Summary: Uses self-proclaimed country of Sealand to discuss earthly vs heavenly kingdoms. Student ministry PowerPoint format.


Slide Graphic – picture of Prince Roy and Princess Joan in front of Sealand (see or search internet for Sealand images)

Zipporah gave birth to a son, and Moses named him Gershom, saying, "I have become a stranger in a strange land." (Exodus 2:22)

In England, most radio and television stations are run by the government-operated British Broadcasting Service (the BBC). There are some independent stations today, but 40 years ago, the BBC ruled the airwaves alone in England. In 1965, a free-spirit named Roy Bates, decided to set up his own, independent, illegal, pirate alternative – Radio Essex. Operating a radio transmitter on English soil was clearly against the law, and he was quickly arrested and fined £100.

Not willing to give up his radio voice, Mr. Bates moved his operation offshore. England’s territorial waters at the time extended only 3 miles off the coastline. Roy Bates, once a commercial fisherman, knew of an old abandoned fort six miles off the coast, just far enough to lie within international waters. Rough’s tower, as it was known, was a military platform built during WWII to protect the Thames Estuary – the harbor at the mouth of the Thames river, where large and vulnerable convoys of shipping were assembled. It housed up to 200 men, and had a helipad. These sea forts were equipped with radar and heavy armaments, and housed enough troops to man and maintain artillery designed to shoot down German aircraft and missiles. The fort, built on a barge which was later intentionally sunk, was originally intended to be built within English waters, but was moved to it’s current location at the last minute to take advantage of shallow waters in the area. After the war, the platform had been abandoned and had lain derelict ever since. Roy set up his radio station on Rough’s Tower, safely in international waters, and broadcast his own brand of entertainment over much of England.

Were this all there was to the story, it would still be quite interesting, but what happened next makes it truly epic. In 1967, realizing that his home was in international waters claimed by no country, Roy Bates decided that he could, in fact, claim it as his own sovereign realm. He and his wife Joan declared the tower to be the “Principality of Sealand,” and a independent country. They crafted a constitution, named themselves Prince Roy and Princess Joan of Sealand, and swore loyalty to their new country, using their newly created flag and national anthem.
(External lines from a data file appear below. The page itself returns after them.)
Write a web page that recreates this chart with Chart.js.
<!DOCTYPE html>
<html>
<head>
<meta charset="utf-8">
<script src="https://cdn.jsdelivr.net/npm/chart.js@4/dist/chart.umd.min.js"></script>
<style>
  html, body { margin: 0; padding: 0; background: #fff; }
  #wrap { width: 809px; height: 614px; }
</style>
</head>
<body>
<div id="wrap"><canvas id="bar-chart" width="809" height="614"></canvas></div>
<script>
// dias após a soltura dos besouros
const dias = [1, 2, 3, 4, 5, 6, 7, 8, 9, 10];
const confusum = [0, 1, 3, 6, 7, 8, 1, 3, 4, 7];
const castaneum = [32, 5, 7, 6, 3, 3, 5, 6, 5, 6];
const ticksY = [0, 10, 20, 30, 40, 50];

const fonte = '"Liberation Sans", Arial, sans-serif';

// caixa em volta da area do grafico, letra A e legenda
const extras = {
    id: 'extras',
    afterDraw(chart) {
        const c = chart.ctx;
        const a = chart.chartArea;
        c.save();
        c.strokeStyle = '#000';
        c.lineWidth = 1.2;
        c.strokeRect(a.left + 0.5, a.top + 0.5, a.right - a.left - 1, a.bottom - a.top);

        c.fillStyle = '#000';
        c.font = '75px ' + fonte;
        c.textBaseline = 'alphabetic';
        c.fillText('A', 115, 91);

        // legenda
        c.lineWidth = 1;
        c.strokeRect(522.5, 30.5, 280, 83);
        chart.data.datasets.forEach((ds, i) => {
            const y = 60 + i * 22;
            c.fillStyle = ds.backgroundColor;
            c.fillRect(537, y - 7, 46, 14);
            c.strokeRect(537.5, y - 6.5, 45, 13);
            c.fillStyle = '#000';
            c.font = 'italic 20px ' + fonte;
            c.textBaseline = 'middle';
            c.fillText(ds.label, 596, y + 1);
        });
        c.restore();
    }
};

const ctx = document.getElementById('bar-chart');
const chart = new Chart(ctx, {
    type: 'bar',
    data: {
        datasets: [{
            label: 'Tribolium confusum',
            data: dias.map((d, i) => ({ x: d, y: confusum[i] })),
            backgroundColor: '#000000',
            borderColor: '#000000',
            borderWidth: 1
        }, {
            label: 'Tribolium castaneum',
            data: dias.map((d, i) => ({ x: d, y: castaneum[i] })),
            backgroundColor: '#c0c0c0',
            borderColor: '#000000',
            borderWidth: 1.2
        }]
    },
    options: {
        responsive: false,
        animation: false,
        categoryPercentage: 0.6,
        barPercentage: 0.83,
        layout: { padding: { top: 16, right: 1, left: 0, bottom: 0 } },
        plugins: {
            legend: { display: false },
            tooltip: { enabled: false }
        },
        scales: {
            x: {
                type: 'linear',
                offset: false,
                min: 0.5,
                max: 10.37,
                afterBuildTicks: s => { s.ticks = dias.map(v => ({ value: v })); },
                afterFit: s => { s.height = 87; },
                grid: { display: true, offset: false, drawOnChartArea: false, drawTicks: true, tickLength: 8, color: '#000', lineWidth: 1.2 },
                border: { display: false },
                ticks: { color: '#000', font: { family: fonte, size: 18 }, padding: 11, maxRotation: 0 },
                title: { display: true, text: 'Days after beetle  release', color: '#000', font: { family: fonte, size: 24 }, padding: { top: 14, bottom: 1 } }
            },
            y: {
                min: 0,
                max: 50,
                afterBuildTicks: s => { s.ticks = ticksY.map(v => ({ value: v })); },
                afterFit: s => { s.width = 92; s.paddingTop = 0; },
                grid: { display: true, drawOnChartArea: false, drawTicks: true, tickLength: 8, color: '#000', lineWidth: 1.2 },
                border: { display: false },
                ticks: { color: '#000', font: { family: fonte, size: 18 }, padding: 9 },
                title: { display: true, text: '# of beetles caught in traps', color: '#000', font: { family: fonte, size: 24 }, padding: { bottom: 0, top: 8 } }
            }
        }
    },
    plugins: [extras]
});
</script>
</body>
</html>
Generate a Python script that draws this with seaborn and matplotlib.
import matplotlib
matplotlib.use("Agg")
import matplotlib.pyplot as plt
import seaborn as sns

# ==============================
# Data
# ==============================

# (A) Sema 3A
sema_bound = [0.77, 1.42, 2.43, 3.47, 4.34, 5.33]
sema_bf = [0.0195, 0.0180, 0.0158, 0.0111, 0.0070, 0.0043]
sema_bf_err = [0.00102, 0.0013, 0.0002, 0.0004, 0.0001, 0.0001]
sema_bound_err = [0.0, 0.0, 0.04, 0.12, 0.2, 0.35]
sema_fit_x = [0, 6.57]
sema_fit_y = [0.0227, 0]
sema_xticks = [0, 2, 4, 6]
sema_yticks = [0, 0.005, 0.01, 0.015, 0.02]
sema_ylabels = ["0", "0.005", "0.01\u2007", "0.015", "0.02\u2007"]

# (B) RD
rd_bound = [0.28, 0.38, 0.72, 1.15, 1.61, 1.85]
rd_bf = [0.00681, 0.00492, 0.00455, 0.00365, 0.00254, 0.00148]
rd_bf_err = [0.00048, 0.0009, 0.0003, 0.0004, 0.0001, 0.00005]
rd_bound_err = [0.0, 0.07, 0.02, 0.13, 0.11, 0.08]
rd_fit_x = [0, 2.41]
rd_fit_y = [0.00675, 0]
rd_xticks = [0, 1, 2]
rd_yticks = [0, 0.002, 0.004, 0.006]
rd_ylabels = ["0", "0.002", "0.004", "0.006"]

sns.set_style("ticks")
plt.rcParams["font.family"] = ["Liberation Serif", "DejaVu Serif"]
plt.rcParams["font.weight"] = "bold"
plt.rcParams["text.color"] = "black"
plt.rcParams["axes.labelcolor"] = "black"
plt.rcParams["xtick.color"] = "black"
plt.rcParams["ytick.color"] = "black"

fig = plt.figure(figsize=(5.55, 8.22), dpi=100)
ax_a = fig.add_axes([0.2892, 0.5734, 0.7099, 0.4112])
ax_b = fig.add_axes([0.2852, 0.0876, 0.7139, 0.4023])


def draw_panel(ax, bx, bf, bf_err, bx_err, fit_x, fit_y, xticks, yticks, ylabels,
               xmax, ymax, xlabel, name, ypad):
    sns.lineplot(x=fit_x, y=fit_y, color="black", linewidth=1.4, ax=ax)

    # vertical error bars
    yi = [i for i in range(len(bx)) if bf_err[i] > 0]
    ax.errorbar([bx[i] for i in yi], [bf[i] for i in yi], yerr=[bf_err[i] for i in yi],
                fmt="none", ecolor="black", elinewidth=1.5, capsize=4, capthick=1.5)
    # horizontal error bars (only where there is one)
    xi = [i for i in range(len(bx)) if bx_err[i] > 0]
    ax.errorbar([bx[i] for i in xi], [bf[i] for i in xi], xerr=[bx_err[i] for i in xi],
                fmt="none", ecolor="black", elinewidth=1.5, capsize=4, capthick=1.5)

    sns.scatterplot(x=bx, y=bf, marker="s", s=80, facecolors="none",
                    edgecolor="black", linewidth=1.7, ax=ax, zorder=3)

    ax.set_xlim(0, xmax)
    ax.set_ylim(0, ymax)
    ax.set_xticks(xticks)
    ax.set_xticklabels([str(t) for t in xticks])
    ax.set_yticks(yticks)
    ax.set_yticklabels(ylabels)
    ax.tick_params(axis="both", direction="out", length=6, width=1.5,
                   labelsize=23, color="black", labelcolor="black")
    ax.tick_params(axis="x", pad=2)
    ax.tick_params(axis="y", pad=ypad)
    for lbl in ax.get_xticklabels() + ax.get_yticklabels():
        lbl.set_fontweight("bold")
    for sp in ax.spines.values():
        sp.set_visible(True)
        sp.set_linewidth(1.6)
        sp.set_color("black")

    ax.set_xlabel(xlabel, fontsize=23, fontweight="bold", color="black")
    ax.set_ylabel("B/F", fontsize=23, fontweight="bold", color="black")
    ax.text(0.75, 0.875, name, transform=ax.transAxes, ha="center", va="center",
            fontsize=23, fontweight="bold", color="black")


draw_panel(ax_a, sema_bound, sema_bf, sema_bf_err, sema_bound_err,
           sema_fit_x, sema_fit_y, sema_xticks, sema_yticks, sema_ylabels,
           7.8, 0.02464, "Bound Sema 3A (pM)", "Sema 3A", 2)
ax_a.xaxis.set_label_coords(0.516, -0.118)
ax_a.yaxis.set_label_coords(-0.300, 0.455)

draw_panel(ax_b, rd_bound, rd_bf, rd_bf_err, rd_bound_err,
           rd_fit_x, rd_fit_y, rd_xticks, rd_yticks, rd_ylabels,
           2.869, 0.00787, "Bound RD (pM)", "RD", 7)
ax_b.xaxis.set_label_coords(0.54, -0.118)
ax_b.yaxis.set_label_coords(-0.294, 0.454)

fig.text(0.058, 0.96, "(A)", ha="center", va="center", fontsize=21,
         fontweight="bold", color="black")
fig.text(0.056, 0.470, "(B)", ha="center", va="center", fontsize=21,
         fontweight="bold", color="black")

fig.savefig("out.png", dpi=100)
Sealand offered to join the coalition of nations supporting both the first and second Gulf Wars, and issued statements of condolences and offers of assistance to the United States after 9/11. In 2003, Sealand also appointed its first official athlete - Darren Blackburn of Toronto, Ontario, Canada. Blackburn has represented the Principality at a number of sporting events, including marathons and off-trail races.


Slide Graphic – map of sealand, sealand stamps, currency, etc.

By late 1968, the British navy had become aware of the new situation and dispatched a naval cruiser to quietly resolve the situation. Prince Roy took exception to this invasion of his territorial waters and fired warning shots – basically plinking the side of the naval warship with a shotgun loaded with bird shot. Since Prince Roy was still an English citizen, he was accused of several serious crimes against England and was summoned to a British court. In this widely publicized lawsuit, the court decided that it could not exert any jurisdiction outside of British national territory, which many interpret as the first de facto recognition of the Principality of Sealand. English law had ruled that Sealand was not part of the United Kingdom, nor did any other nation claim it, hence Prince Roy’s declaration of a new Sovereign State was upheld. Prince Roy has been called to British courts several times since to face charges ranging from more incidents between his shotgun and British warships to not paying taxes. In each case the Court ruled that they had no jurisdiction in international waters, strengthening Sealand’s claim to statehood. A well-recognized international precedent known as the Montevideo Convention states that one test of the legitimacy of a nation is when it is recognized by other states. England, by specifically NOT claiming it, was recognizing it.

Prince Roy now claimed Sealand as his own based on de jure (based on law – because the fort was abandoned in international waters) and de facto (based on facts – recognition by other states) precedent.